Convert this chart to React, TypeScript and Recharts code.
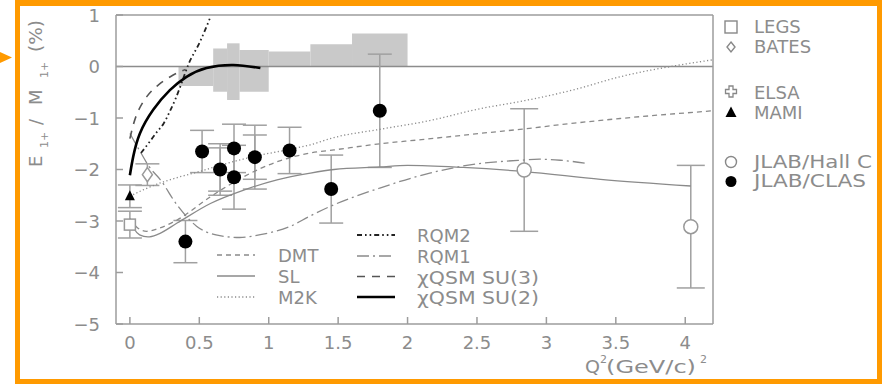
import React from 'react';
import {
  ComposedChart,
  Line,
  Scatter,
  XAxis,
  YAxis,
  ErrorBar,
  ReferenceArea,
  ReferenceLine,
} from 'recharts';

// ---------------- axes ----------------
const xTicks = [0, 0.5, 1, 1.5, 2, 2.5, 3, 3.5, 4];
const yTicks = [-5, -4, -3, -2, -1, 0, 1];
const xDomain = [-0.1, 4.2];
const yDomain = [-5, 1];

// ---------------- experimental data ----------------
const legsQ2 = [0];
const legsRatio = [-3.07];
const legsErr = [0.26];

const batesQ2 = [0.126];
const batesRatio = [-2.1];
const batesErr = [0.21];

const mamiQ2 = [0];
const mamiRatio = [-2.52];
const mamiErr = [0.22];

const hallcQ2 = [2.84, 4.04];
const hallcRatio = [-2.01, -3.11];
const hallcErr = [1.19, 1.19];

const clasQ2 = [0.4, 0.52, 0.65, 0.75, 0.75, 0.9, 1.15, 1.45, 1.8];
const clasRatio = [-3.4, -1.65, -2.0, -1.59, -2.15, -1.76, -1.63, -2.38, -0.86];
const clasErrTot = [0.41, 0.41, 0.5, 0.47, 0.62, 0.62, 0.45, 0.66, 1.1];
const clasErrStat = [0, 0, 0.42, 0, 0, 0.43, 0, 0, 0];

// ---------------- shaded band ----------------
const bandQ2Low = [0.35, 0.6, 0.7, 0.79, 1.0, 1.3, 1.6];
const bandQ2High = [0.6, 0.7, 0.79, 1.0, 1.3, 1.6, 2.0];
const bandMin = [-0.38, -0.49, -0.65, -0.49, 0, 0, 0];
const bandMax = [0.01, 0.35, 0.45, 0.32, 0.29, 0.43, 0.64];

// ---------------- theory curves ----------------
const dmtQ2 = [0, 0.05, 0.12, 0.2, 0.34, 0.58, 0.82, 1.06, 1.3, 1.47, 1.8, 2.1, 2.52, 2.81, 3.2, 3.53, 4.2];
const dmtRatio = [-2.95, -3.12, -3.2, -3.15, -2.98, -2.53, -2.14, -1.85, -1.68, -1.62, -1.5, -1.42, -1.3, -1.22, -1.1, -1.01, -0.86];

const slQ2 = [0, 0.03, 0.07, 0.13, 0.2, 0.34, 0.58, 0.82, 1.06, 1.3, 1.47, 1.8, 2.0, 2.4, 2.84, 3.39, 4.04];
const slRatio = [-2.98, -3.15, -3.27, -3.31, -3.26, -3.04, -2.66, -2.4, -2.2, -2.07, -2.0, -1.95, -1.92, -1.96, -2.04, -2.19, -2.32];

const m2kQ2 = [0, 0.1, 0.22, 0.35, 0.5, 0.7, 0.94, 1.15, 1.3, 1.47, 1.8, 2.16, 2.52, 2.81, 3.2, 3.53, 3.96, 4.2];
const m2kRatio = [-2.52, -2.39, -2.26, -2.15, -2.04, -1.88, -1.72, -1.61, -1.52, -1.38, -1.22, -1.05, -0.82, -0.68, -0.45, -0.2, 0.03, 0.13];

const rqm2Q2 = [0.08, 0.14, 0.195, 0.24, 0.29, 0.33, 0.37, 0.42, 0.505, 0.58];
const rqm2Ratio = [-1.68, -1.47, -1.27, -1.12, -0.86, -0.62, -0.34, 0.03, 0.48, 0.96];

const rqm1Q2 = [0, 0.08, 0.14, 0.22, 0.34, 0.48, 0.62, 0.79, 0.95, 1.15, 1.3, 1.44, 1.8, 2.16, 2.45, 2.81, 2.95, 3.1, 3.29];
const rqm1Ratio = [-1.3, -1.68, -1.95, -2.2, -2.69, -3.1, -3.27, -3.32, -3.26, -3.11, -2.9, -2.72, -2.36, -2.07, -1.91, -1.82, -1.8, -1.82, -1.88];

const su3Q2 = [0, 0.048, 0.12, 0.204, 0.312, 0.4];
const su3Ratio = [-1.4, -0.94, -0.59, -0.36, -0.165, -0.06];

const su2Q2 = [0, 0.024, 0.072, 0.168, 0.288, 0.408, 0.552, 0.745, 0.94];
const su2Ratio = [-2.11, -1.75, -1.3, -0.84, -0.46, -0.2, -0.03, 0.03, -0.03];

// ---------------- labels ----------------
const expLabels = ['LEGS', 'BATES', 'ELSA', 'MAMI', 'JLAB/Hall C', 'JLAB/CLAS'];
const theoryLabelsLeft = ['DMT', 'SL', 'M2K'];
const theoryLabelsRight = ['RQM2', 'RQM1', 'χQSM SU(3)', 'χQSM SU(2)'];

// ---------------- helpers & styles ----------------
const pts = (xs: number[], ys: number[]) => xs.map((q2, i) => ({ q2, v: ys[i] }));
const ptsErr = (xs: number[], ys: number[], es: number[], es2?: number[]) =>
  xs.map((q2, i) => ({ q2, v: ys[i], err: es[i], err2: es2 ? es2[i] : 0 }));

const FONT = '"DejaVu Sans", Verdana, sans-serif';
const TXT = '#8c8c8c';
const AXIS = '#9c9c9c';
const ERR = '#a0a0a0';
const ORANGE = '#FF9A00';

const lineStyles: Record<string, any> = {
  DMT: { stroke: '#8a8a8a', strokeWidth: 1.3, strokeDasharray: '5 4' },
  SL: { stroke: '#8a8a8a', strokeWidth: 1.3 },
  M2K: { stroke: '#8a8a8a', strokeWidth: 1.3, strokeDasharray: '1.2 2.4' },
  RQM2: { stroke: '#222', strokeWidth: 1.8, strokeDasharray: '5 3 1.6 3 1.6 3' },
  RQM1: { stroke: '#8a8a8a', strokeWidth: 1.3, strokeDasharray: '12 4 2 4' },
  'χQSM SU(3)': { stroke: '#555', strokeWidth: 1.6, strokeDasharray: '8 7' },
  'χQSM SU(2)': { stroke: '#000', strokeWidth: 2.6 },
};
const curveTypes: Record<string, any> = {
  'χQSM SU(2)': 'natural',
  'χQSM SU(3)': 'natural',
};

const fmtX = (v: number) => String(v);
const fmtY = (v: number) => (v < 0 ? '\u2212' + Math.abs(v) : String(v));

const XTick = (p: any) => {
  const { x, y, payload } = p;
  return (
    <g>
      <line x1={x} y1={y} x2={x} y2={y - 7} stroke={AXIS} strokeWidth={1.5} />
      <text x={x} y={y + 24.5} textAnchor="middle" fontFamily={FONT} fontSize={18} fill={TXT}>
        {fmtX(payload.value)}
      </text>
    </g>
  );
};

const YTick = (p: any) => {
  const { x, y, payload } = p;
  return (
    <g>
      <line x1={x} y1={y} x2={x + 7} y2={y} stroke={AXIS} strokeWidth={1.5} />
      <text x={x - 16} y={y + 6.5} textAnchor="end" fontFamily={FONT} fontSize={18} fill={TXT}>
        {fmtY(payload.value)}
      </text>
    </g>
  );
};

const FilledCircle = (p: any) => <circle cx={p.cx} cy={p.cy} r={7} fill="#000" />;
const OpenCircle = (p: any) => (
  <circle cx={p.cx} cy={p.cy} r={7} fill="#fff" stroke="#999" strokeWidth={1.5} />
);
const OpenSquare = (p: any) => (
  <rect x={p.cx - 5.5} y={p.cy - 5.5} width={11} height={11} fill="#fff" stroke="#999" strokeWidth={1.5} />
);
const OpenDiamond = (p: any) => (
  <polygon
    points={`${p.cx},${p.cy - 7} ${p.cx + 5},${p.cy} ${p.cx},${p.cy + 7} ${p.cx - 5},${p.cy}`}
    fill="#fff"
    stroke="#999"
    strokeWidth={1.5}
  />
);
const FilledTriangle = (p: any) => (
  <polygon points={`${p.cx},${p.cy - 6} ${p.cx + 5},${p.cy + 4} ${p.cx - 5},${p.cy + 4}`} fill="#000" />
);

const txt = { fontFamily: FONT, fontSize: 18, fill: TXT } as const;
const stretch = (w: number) => ({ textLength: w, lengthAdjust: 'spacingAndGlyphs' });

function Overlay() {
  const expY = [33, 53, 99, 119, 168, 187];
  const expMarkY = [27, 47, 91.5, 112, 162, 181.5];
  const expLen: Record<string, number> = { 'JLAB/Hall C': 118, 'JLAB/CLAS': 112 };
  const mx = 731;
  const markers = [
    <rect key="m0" x={mx - 6} y={expMarkY[0] - 6} width={12} height={12} fill="none" stroke="#888" strokeWidth={1.4} />,
    <polygon key="m1" points={`${mx},${expMarkY[1] - 5} ${mx + 4},${expMarkY[1]} ${mx},${expMarkY[1] + 5} ${mx - 4},${expMarkY[1]}`} fill="none" stroke="#888" strokeWidth={1.4} />,
    <path key="m2" d={`M${mx - 2},${expMarkY[2] - 5.5} h4 v3.5 h3.5 v4 h-3.5 v3.5 h-4 v-3.5 h-3.5 v-4 h3.5 z`} fill="none" stroke="#888" strokeWidth={1.3} />,
    <polygon key="m3" points={`${mx},${expMarkY[3] - 5.5} ${mx + 5.5},${expMarkY[3] + 5} ${mx - 5.5},${expMarkY[3] + 5}`} fill="#000" />,
    <circle key="m4" cx={mx} cy={expMarkY[4]} r={5.5} fill="none" stroke="#888" strokeWidth={1.4} />,
    <circle key="m5" cx={mx} cy={expMarkY[5]} r={5.5} fill="#000" />,
  ];
  const leftRows = [255, 276, 297];
  const rightRows = [235, 256, 276.5, 297];
  return (
    <svg width={882} height={384} style={{ position: 'absolute', left: 0, top: 0, pointerEvents: 'none' }}>
      {/* arrow */}
      <polygon points="0,52 12,57.5 0,63" fill={ORANGE} />
      {/* y title */}
      <g transform="translate(42,167) rotate(-90)" fontFamily={FONT} fill={TXT}>
        <text x={0} y={0} fontSize={18}>E</text>
        <text x={19} y={6} fontSize={11}>1+</text>
        <text x={42} y={0} fontSize={18}>/</text>
        <text x={62} y={0} fontSize={18}>M</text>
        <text x={89} y={6} fontSize={11}>1+</text>
        <text x={115} y={0} fontSize={18} {...stretch(32)}>(%)</text>
      </g>
      {/* x title */}
      <g fontFamily={FONT} fill={TXT}>
        <text x={585} y={373} fontSize={18} {...stretch(15)}>Q</text>
        <text x={600} y={363} fontSize={11}>2</text>
        <text x={606} y={373} fontSize={18} {...stretch(90)}>(GeV/c)</text>
        <text x={700} y={363} fontSize={11}>2</text>
      </g>
      {/* experimental legend */}
      {markers}
      {expLabels.map((l, i) => (
        <text key={l} x={754} y={expY[i]} {...txt} {...(expLen[l] ? stretch(expLen[l]) : {})}>
          {l}
        </text>
      ))}
      {/* theory legend */}
      {theoryLabelsLeft.map((l, i) => (
        <g key={l}>
          <line x1={217} x2={255} y1={leftRows[i]} y2={leftRows[i]} {...lineStyles[l]} />
          <text x={278} y={leftRows[i] + 7} {...txt}>{l}</text>
        </g>
      ))}
      {theoryLabelsRight.map((l, i) => (
        <g key={l}>
          <line x1={357} x2={395} y1={rightRows[i]} y2={rightRows[i]} {...lineStyles[l]} />
          <text x={417} y={rightRows[i] + 7} {...txt} {...(l.startsWith('χ') ? stretch(122) : {})}>
            {l}
          </text>
        </g>
      ))}
    </svg>
  );
}

const theory: [string, number[], number[]][] = [
  ['DMT', dmtQ2, dmtRatio],
  ['SL', slQ2, slRatio],
  ['M2K', m2kQ2, m2kRatio],
  ['RQM1', rqm1Q2, rqm1Ratio],
  ['RQM2', rqm2Q2, rqm2Ratio],
  ['χQSM SU(3)', su3Q2, su3Ratio],
  ['χQSM SU(2)', su2Q2, su2Ratio],
];

export default function App() {
  const errProps = { direction: 'y' as const, stroke: ERR, strokeWidth: 1.5 };
  return (
    <div style={{ position: 'absolute', left: 0, top: 0, width: 882, height: 384, background: '#fff', overflow: 'hidden' }}>
      <ComposedChart width={882} height={384} margin={{ top: 15, right: 169, bottom: 0, left: 0 }}>
        <XAxis
          type="number"
          dataKey="q2"
          domain={xDomain}
          ticks={xTicks}
          interval={0}
          allowDataOverflow
          height={60}
          tickSize={0}
          tickMargin={0}
          tickLine={false}
          axisLine={{ stroke: AXIS, strokeWidth: 1.5 }}
          tick={XTick}
        />
        <YAxis
          type="number"
          dataKey="v"
          domain={yDomain}
          ticks={yTicks}
          interval={0}
          allowDataOverflow
          width={116}
          tickSize={0}
          tickMargin={0}
          tickLine={false}
          axisLine={{ stroke: AXIS, strokeWidth: 1.5 }}
          tick={YTick}
        />
        {bandQ2Low.map((lo, i) => (
          <ReferenceArea
            key={'band' + i}
            x1={lo}
            x2={bandQ2High[i]}
            y1={bandMin[i]}
            y2={bandMax[i]}
            fill="#c9c9c9"
            fillOpacity={1}
            stroke="none"
          />
        ))}
        <ReferenceLine y={0} stroke="#8c8c8c" strokeWidth={1.3} />
        <ReferenceLine y={yDomain[1]} stroke={AXIS} strokeWidth={1.5} />
        <ReferenceLine x={xDomain[1]} stroke={AXIS} strokeWidth={1.5} />

        <Scatter data={ptsErr(legsQ2, legsRatio, legsErr)} dataKey="v" shape={OpenSquare} isAnimationActive={false}>
          <ErrorBar dataKey="err" width={12} {...errProps} />
        </Scatter>
        <Scatter data={ptsErr(mamiQ2, mamiRatio, mamiErr)} dataKey="v" shape={FilledTriangle} isAnimationActive={false}>
          <ErrorBar dataKey="err" width={12} {...errProps} />
        </Scatter>
        <Scatter data={ptsErr(batesQ2, batesRatio, batesErr)} dataKey="v" shape={OpenDiamond} isAnimationActive={false}>
          <ErrorBar dataKey="err" width={12} {...errProps} />
        </Scatter>
        <Scatter data={ptsErr(hallcQ2, hallcRatio, hallcErr)} dataKey="v" shape={OpenCircle} isAnimationActive={false}>
          <ErrorBar dataKey="err" width={14} {...errProps} />
        </Scatter>
        <Scatter data={ptsErr(clasQ2, clasRatio, clasErrTot, clasErrStat)} dataKey="v" shape={FilledCircle} isAnimationActive={false}>
          <ErrorBar dataKey="err" width={12} {...errProps} />
          <ErrorBar dataKey="err2" width={12} {...errProps} />
        </Scatter>

        {theory.map(([name, xs, ys]) => (
          <Line
            key={name}
            data={pts(xs, ys)}
            dataKey="v"
            type={curveTypes[name] || 'monotone'}
            dot={false}
            activeDot={false}
            isAnimationActive={false}
            {...lineStyles[name]}
          />
        ))}
      </ComposedChart>
      <Overlay />
      <div
        style={{
          position: 'absolute',
          left: 15,
          top: 0,
          width: 867,
          height: 384,
          boxSizing: 'border-box',
          border: `5px solid ${ORANGE}`,
          borderTopWidth: 6,
          pointerEvents: 'none',
        }}
      />
    </div>
  );
}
⁂
Starting with the first line of the data above and ending with the line containing "const legsErr = [0.26];", please restate every line exactly, leaving images out.

■ Finished task
Convert this chart to React, TypeScript and Recharts code.
import React from 'react';
import {
  ComposedChart,
  Line,
  Scatter,
  XAxis,
  YAxis,
  ErrorBar,
  ReferenceArea,
  ReferenceLine,
} from 'recharts';

// ---------------- axes ----------------
const xTicks = [0, 0.5, 1, 1.5, 2, 2.5, 3, 3.5, 4];
const yTicks = [-5, -4, -3, -2, -1, 0, 1];
const xDomain = [-0.1, 4.2];
const yDomain = [-5, 1];

// ---------------- experimental data ----------------
const legsQ2 = [0];
const legsRatio = [-3.07];
const legsErr = [0.26];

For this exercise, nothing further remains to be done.